In my last post I talked about the availability of Threading Building Blocks packages in Debian Linux, Ubuntu Linux, and the Fedora Project. In this post, I'll investigate TBB's availability in other Linux distributions and also in FreeBSD.
Commercial TBB supported Linux distros
The Commercial TBB site includes a System Requirements section that identifies several Linux distributions on which TBB has been tested. These distributions are:
- Red Hat Enterprise Linux* 3, 4, or 5
- Red Hat Fedora Core* 4, 5, or 6 (not supported on Itanium-based systems)
- Asianux* 2.0
- Red Flag DC Server* 5.0
- Haansoft Linux* Server 2006
- Miracle Linux v4.0
- SuSE Linux Enterprise Server* 9 or 10
- SGI Propack* 4.0 (supported on Itanium-based systems only)

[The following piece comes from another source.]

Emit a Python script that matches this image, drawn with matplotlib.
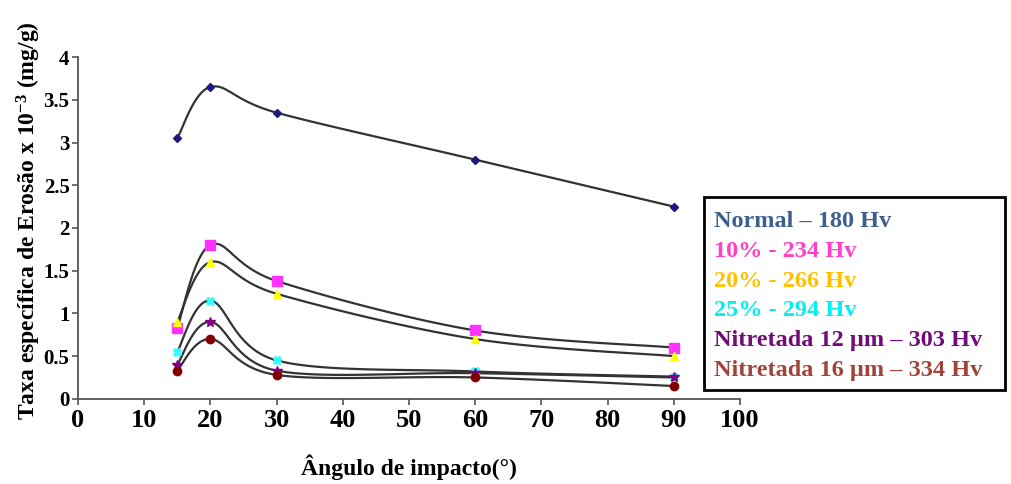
import numpy as np
import matplotlib
matplotlib.use("Agg")
from matplotlib import pyplot as plt

plt.rcParams['mathtext.fontset'] = 'custom'
plt.rcParams['mathtext.rm'] = 'Liberation Serif:bold'
plt.rcParams['mathtext.default'] = 'rm'

# dados
angulos = [15, 20, 30, 60, 90]
normal = [3.05, 3.65, 3.35, 2.80, 2.25]
n10 = [0.83, 1.80, 1.38, 0.80, 0.60]
n20 = [0.90, 1.60, 1.23, 0.70, 0.50]
n25 = [0.55, 1.15, 0.45, 0.32, 0.26]
nit12 = [0.40, 0.90, 0.33, 0.30, 0.25]
nit16 = [0.33, 0.70, 0.28, 0.25, 0.15]

rotulos = ['Normal – 180 Hv', '10% - 234 Hv', '20% - 266 Hv', '25% - 294 Hv',
           'Nitretada 12 µm – 303 Hv', 'Nitretada 16 µm – 334 Hv']
cores_texto = ['#3d5f8e', '#ff3fc8', '#ffc000', '#00f0f0', '#720a78', '#a0443a']
cores_marc = ['#1a1a80', '#ff33ff', '#ffff00', '#33ffff', '#800080', '#800000']
marcadores = ['D', 's', '^', 'X', '*', 'o']
tam = [4, 7, 6, 6, 7, 6]


def suaviza(x, y, n=30):
    # curva tipo Excel (Catmull-Rom) so para o traçado
    x = np.asarray(x, float); y = np.asarray(y, float)
    px = np.concatenate([[x[0]], x, [x[-1]]])
    py = np.concatenate([[y[0]], y, [y[-1]]])
    xs, ys = [], []
    for i in range(1, len(px) - 2):
        t = np.linspace(0, 1, n)
        p0, p1, p2, p3 = [np.array([px[j], py[j]]) for j in range(i - 1, i + 3)]
        c1 = p1 + (p2 - p0) / 6
        c2 = p2 - (p3 - p1) / 6
        pts = ((1 - t) ** 3)[:, None] * p1 + (3 * (1 - t) ** 2 * t)[:, None] * c1 \
            + (3 * (1 - t) * t ** 2)[:, None] * c2 + (t ** 3)[:, None] * p2
        xs.extend(pts[:, 0]); ys.extend(pts[:, 1])
    return xs, ys


fig = plt.figure(figsize=(10.11, 4.84), dpi=100)
ax = fig.add_axes([0.077, 0.176, 0.655, 0.706])

series = [normal, n10, n20, n25, nit12, nit16]
for s, cm, mk, ms in zip(series, cores_marc, marcadores, tam):
    xs, ys = suaviza(angulos, s)
    ax.plot(xs, ys, color='#333333', lw=1.6, zorder=2)
    ax.plot(angulos, s, ls='none', marker=mk, color=cm, ms=ms, mec=cm, zorder=3)

ax.set_xlim(0, 100)
ax.set_ylim(0, 4)
ax.set_xticks(range(0, 101, 10))
ax.set_yticks(np.arange(0, 4.01, 0.5))
ax.set_yticklabels(['0', '0.5', '1', '1.5', '2', '2.5', '3', '3.5', '4'])
for sp in ['top', 'right']:
    ax.spines[sp].set_visible(False)
for sp in ['left', 'bottom']:
    ax.spines[sp].set_color('#555555')
    ax.spines[sp].set_linewidth(1.3)
ax.tick_params(axis='both', color='#555555', length=4, width=1.2)
ax.tick_params(axis='y', pad=2)
for lb in ax.get_xticklabels():
    lb.set_fontfamily('Liberation Serif'); lb.set_fontweight('bold'); lb.set_fontsize(19)
for lb in ax.get_yticklabels():
    lb.set_fontfamily('Liberation Serif'); lb.set_fontweight('bold'); lb.set_fontsize(15)

ax.set_xlabel('Ângulo de impacto(°)', fontfamily='Liberation Serif', fontweight='bold',
              fontsize=17, labelpad=16)
ax.set_ylabel('Taxa específica de Erosão x 10$^{-3}$ (mg/g)', fontfamily='Liberation Serif',
              fontweight='bold', fontsize=17)
ax.yaxis.set_label_coords(-0.053, 0.52)

# caixa da legenda
caixa = plt.Rectangle((0.696, 0.195), 0.298, 0.398, transform=fig.transFigure,
                      fill=False, lw=2, ec='black')
fig.add_artist(caixa)
for i, (r, c) in enumerate(zip(rotulos, cores_texto)):
    fig.text(0.706, 0.542 - i * 0.0615, r, color=c, fontfamily='Liberation Serif',
             fontweight='bold', fontsize=17.5, va='center')

fig.savefig('out.png', dpi=100)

- SGI Propack 5.0 (not with IA-32 architecture processors)
- Mandriva/Mandrake Linux 10.1.06 (not with Intel Itanium processors)
Turbolinux GreatTurbo* Enterprise Server 10 SP1 (not with Intel Itanium processors)

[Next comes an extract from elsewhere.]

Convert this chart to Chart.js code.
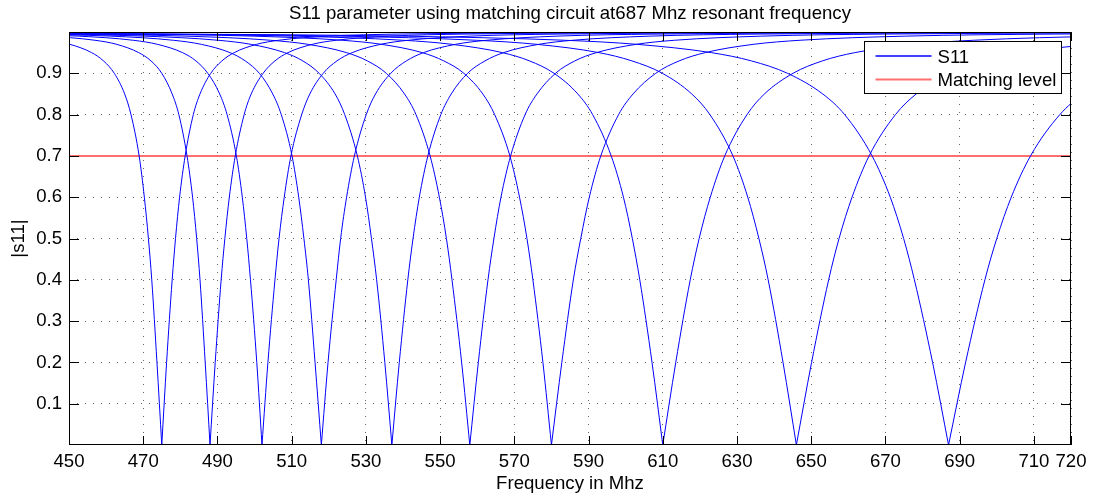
<!DOCTYPE html>
<html>
<head>
<meta charset="utf-8">
<title>S11 parameter</title>
<script src="https://cdn.jsdelivr.net/npm/chart.js@4.4.1/dist/chart.umd.min.js"></script>
<style>
  html, body { margin: 0; padding: 0; background: #fff; }
</style>
</head>
<body>
<canvas id="chart" width="1102" height="501"></canvas>
<script>
const chartTitle = 'S11 parameter using matching circuit at687 Mhz resonant frequency';
const xTitle = 'Frequency in Mhz';
const yTitle = '|s11|';
const legendLabels = ['S11', 'Matching level'];

const xTicks = [450, 470, 490, 510, 530, 550, 570, 590, 610, 630, 650, 670, 690, 710, 720];
const yTicks = [0.1, 0.2, 0.3, 0.4, 0.5, 0.6, 0.7, 0.8, 0.9];

// |s11| levels; each array below holds the frequency (MHz) where one branch of a dip crosses them
const levels = [0, 0.2, 0.4, 0.5, 0.6, 0.7, 0.8, 0.85, 0.9, 0.93, 0.95, 0.97, 0.98, 0.99, 0.995, 0.998, 0.9995, 0.9998];

const left475 = [475, 473.7, 472.3, 471.4, 470.3, 468.9, 466.7, 465.0, 462.2, 459.3, 456.1, 450.3, 444.5, 431.5, 413.2, 377.1, 279, 165];
const right475 = [475, 476.3, 477.8, 478.7, 479.8, 481.3, 483.5, 485.3, 488.2, 491.2, 494.5, 500.5, 506.5, 519.9, 538.8, 576.1, 677.3, 794.9];
const left488 = [488, 486.7, 485.3, 484.4, 483.3, 481.8, 479.6, 477.8, 475.0, 472.1, 468.8, 462.9, 457.0, 443.8, 425.2, 388.5, 288.9, 173.1];
const right488 = [488, 489.4, 491.0, 492.0, 493.2, 494.8, 497.2, 499.1, 502.3, 505.5, 509.0, 515.5, 522.0, 536.4, 556.7, 597.0, 706.1, 832.9];
const left502 = [502, 500.6, 498.9, 497.9, 496.7, 495.1, 492.6, 490.6, 487.4, 484.2, 480.6, 473.9, 467.3, 452.5, 431.8, 390.7, 279.2, 149.6];
const right502 = [502, 503.6, 505.5, 506.6, 508.0, 509.8, 512.7, 514.9, 518.5, 522.2, 526.3, 533.9, 541.4, 558.1, 581.7, 628.3, 754.9, 901.9];
const left518 = [518, 516.3, 514.5, 513.3, 511.9, 510.1, 507.2, 504.9, 501.3, 497.5, 493.4, 485.7, 478.1, 461.2, 437.3, 390.1, 262, 113.1];
const right518 = [518, 519.8, 522.0, 523.2, 524.8, 526.9, 530.1, 532.6, 536.7, 540.9, 545.5, 554.1, 562.6, 581.5, 608.2, 660.9, 804.1, 970.4];
const left537 = [537, 535.1, 532.9, 531.5, 529.9, 527.7, 524.3, 521.7, 517.4, 513.0, 508.1, 499.1, 490.2, 470.3, 442.4, 387, 236.7, 62.1];
const right537 = [537, 539.0, 541.3, 542.7, 544.4, 546.7, 550.2, 553.0, 557.4, 562.1, 567.1, 576.5, 585.8, 606.5, 635.6, 693.3, 849.9, 1031.9];
const left558 = [558, 555.8, 553.2, 551.7, 549.8, 547.3, 543.5, 540.4, 535.5, 530.4, 524.8, 514.5, 504.3, 481.5, 449.4, 385.9, 213.5, 13.1];
const right558 = [558, 560.3, 562.9, 564.5, 566.4, 569.0, 572.9, 576.1, 581.1, 586.3, 592.1, 602.7, 613.2, 636.6, 669.6, 734.8, 912, 1117.9];
const left580 = [580, 577.7, 575.0, 573.4, 571.4, 568.8, 564.7, 561.5, 556.4, 551.0, 545.2, 534.3, 523.6, 499.6, 465.9, 399.2, 218.1, 7.6];
const right580 = [580, 582.8, 585.9, 587.9, 590.2, 593.3, 598.1, 602.0, 608.1, 614.4, 621.4, 634.3, 647.0, 675.4, 715.5, 794.7, 1009.9, 1259.9];
const left610 = [610, 607.1, 603.8, 601.8, 599.4, 596.1, 591.1, 587.1, 580.7, 574.1, 566.8, 553.3, 540.1, 510.3, 468.5, 385.8, 161.1, -99.9];
const right610 = [610, 613.5, 617.4, 619.8, 622.8, 626.7, 632.7, 637.4, 645.1, 653.0, 661.7, 677.8, 693.7, 729.3, 779.4, 878.4, 1147, 1460];
const left646 = [646, 642.4, 638.4, 635.9, 632.9, 628.9, 622.7, 617.8, 609.9, 601.7, 592.8, 576.2, 559.8, 523.2, 471.7, 369.7, 92.8, -228.8];
const right646 = [646, 650.1, 654.7, 657.5, 661.0, 665.6, 672.7, 678.3, 687.3, 696.6, 706.9, 725.8, 744.5, 786.4, 845.2, 961.8, 1278, 1646];
const left687 = [687, 682.7, 677.8, 674.9, 671.3, 666.4, 659.0, 653.1, 643.6, 633.9, 623.1, 603.2, 583.6, 539.6, 477.8, 355.4, 23.2, -362.8];
const right687 = [687, 691.6, 696.8, 700.0, 703.9, 709.1, 717.0, 723.3, 733.5, 743.9, 755.5, 776.8, 797.8, 844.9, 911.1, 1042.3, 1398, 1812];

const matchFreq = [450, 720];
const matchLevel = [0.7, 0.7];

const blue = '#0000ff';
const red = '#ff6f6f';
const font = { family: "'Liberation Sans', Arial, Helvetica, sans-serif", size: 18.6 };

const branches = [
  [left475, right475], [left488, right488], [left502, right502], [left518, right518],
  [left537, right537], [left558, right558], [left580, right580], [left610, right610],
  [left646, right646], [left687, right687]
];

const datasets = [];
branches.forEach(([l, r]) => {
  const lp = l.map((f, i) => ({ x: f, y: levels[i] })).reverse();
  const rp = r.map((f, i) => ({ x: f, y: levels[i] }));
  [lp, rp].forEach(pts => datasets.push({
    label: legendLabels[0],
    data: pts,
    borderColor: blue,
    borderWidth: 1,
    cubicInterpolationMode: 'monotone',
    pointRadius: 0,
    fill: false
  }));
});
datasets.push({
  label: legendLabels[1],
  data: matchFreq.map((f, i) => ({ x: f, y: matchLevel[i] })),
  borderColor: red,
  borderWidth: 2,
  pointRadius: 0,
  fill: false
});

// MATLAB style frame with inward ticks, title and boxed legend
const matlabLook = {
  id: 'matlabLook',
  afterDatasetsDraw(chart) {
    const { ctx, chartArea: a, scales } = chart;
    ctx.save();
    ctx.strokeStyle = '#000';
    ctx.lineWidth = 1;
    ctx.strokeRect(Math.round(a.left) + 0.5, Math.round(a.top) + 0.5,
      Math.round(a.right - a.left) - 1, Math.round(a.bottom - a.top) - 1);
    ctx.beginPath();
    xTicks.forEach(v => {
      const px = Math.round(scales.x.getPixelForValue(v)) + 0.5;
      ctx.moveTo(px, a.bottom); ctx.lineTo(px, a.bottom - 9);
      ctx.moveTo(px, a.top); ctx.lineTo(px, a.top + 9);
    });
    yTicks.forEach(v => {
      const py = Math.round(scales.y.getPixelForValue(v)) + 0.5;
      ctx.moveTo(a.left, py); ctx.lineTo(a.left + 10, py);
      ctx.moveTo(a.right, py); ctx.lineTo(a.right - 10, py);
    });
    ctx.stroke();

    ctx.fillStyle = '#000';
    ctx.font = `${font.size}px ${font.family}`;
    ctx.textAlign = 'center';
    ctx.textBaseline = 'alphabetic';
    ctx.fillText(chartTitle, (a.left + a.right) / 2, 18.5);

    const bx = Math.round(a.right) - 206.5, by = Math.round(a.top) + 9.5, bw = 197, bh = 52;
    ctx.fillStyle = '#fff';
    ctx.fillRect(bx, by, bw, bh);
    ctx.strokeStyle = '#000';
    ctx.strokeRect(bx, by, bw, bh);
    const rows = [[legendLabels[0], blue, 1.5], [legendLabels[1], red, 2]];
    rows.forEach(([txt, col, w], i) => {
      const ly = by + 14.5 + i * 23.5;
      ctx.strokeStyle = col;
      ctx.lineWidth = w;
      ctx.beginPath();
      ctx.moveTo(bx + 11, ly); ctx.lineTo(bx + 67, ly);
      ctx.stroke();
      ctx.fillStyle = '#000';
      ctx.textAlign = 'left';
      ctx.fillText(txt, bx + 73, ly + 6.5);
    });
    ctx.restore();
  }
};

new Chart(document.getElementById('chart'), {
  type: 'line',
  data: { datasets },
  plugins: [matlabLook],
  options: {
    responsive: false,
    animation: false,
    layout: { padding: { top: 32, right: 31, left: 0, bottom: 0 } },
    plugins: {
      legend: { display: false },
      title: { display: false },
      tooltip: { enabled: false }
    },
    scales: {
      x: {
        type: 'linear',
        min: 450,
        max: 720,
        afterBuildTicks: s => { s.ticks = xTicks.map(v => ({ value: v })); },
        afterFit: s => { s.height = 56; },
        ticks: { autoSkip: false, maxRotation: 0, padding: 6, color: '#000', font, callback: v => String(v) },
        grid: { color: 'rgba(0,0,0,0.6)', drawTicks: false, lineWidth: 1 },
        border: { display: false, dash: [1, 7] },
        title: { display: true, text: xTitle, color: '#000', font, padding: { top: 0, bottom: 6 } }
      },
      y: {
        type: 'linear',
        min: 0,
        max: 1,
        afterBuildTicks: s => { s.ticks = yTicks.map(v => ({ value: v })); },
        afterFit: s => { s.width = 69; },
        ticks: { padding: 7, color: '#000', font, callback: v => String(v) },
        grid: { color: 'rgba(0,0,0,0.6)', drawTicks: false, lineWidth: 1 },
        border: { display: false, dash: [1, 7] },
        title: { display: true, text: yTitle, color: '#000', font, padding: { top: 8, bottom: 0 } }
      }
    }
  }
});
</script>
</body>
</html>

This list tells us that commercial TBB has been installed and tested on these distributions, but it doesn't tell us which of these distributions offers or plans to offer TBB open source packages. In July 2007 (when TBB Open Source was announced), people associated with several of these distributions commented on TBB open source (see the "TBB's status with Operating System Vendors (OSVs)" TBB forum post), suggesting that they planned to make TBB "more easily assessible" on their system (Novell/OpenSUSE), or that they are bundling TBB with their distribution (Asianux and Turbolinux). So, I did some searching to see if I could find out the current status of TBB and these distributions.
Red Hat Enterprise Linux: no open source TBB package information found...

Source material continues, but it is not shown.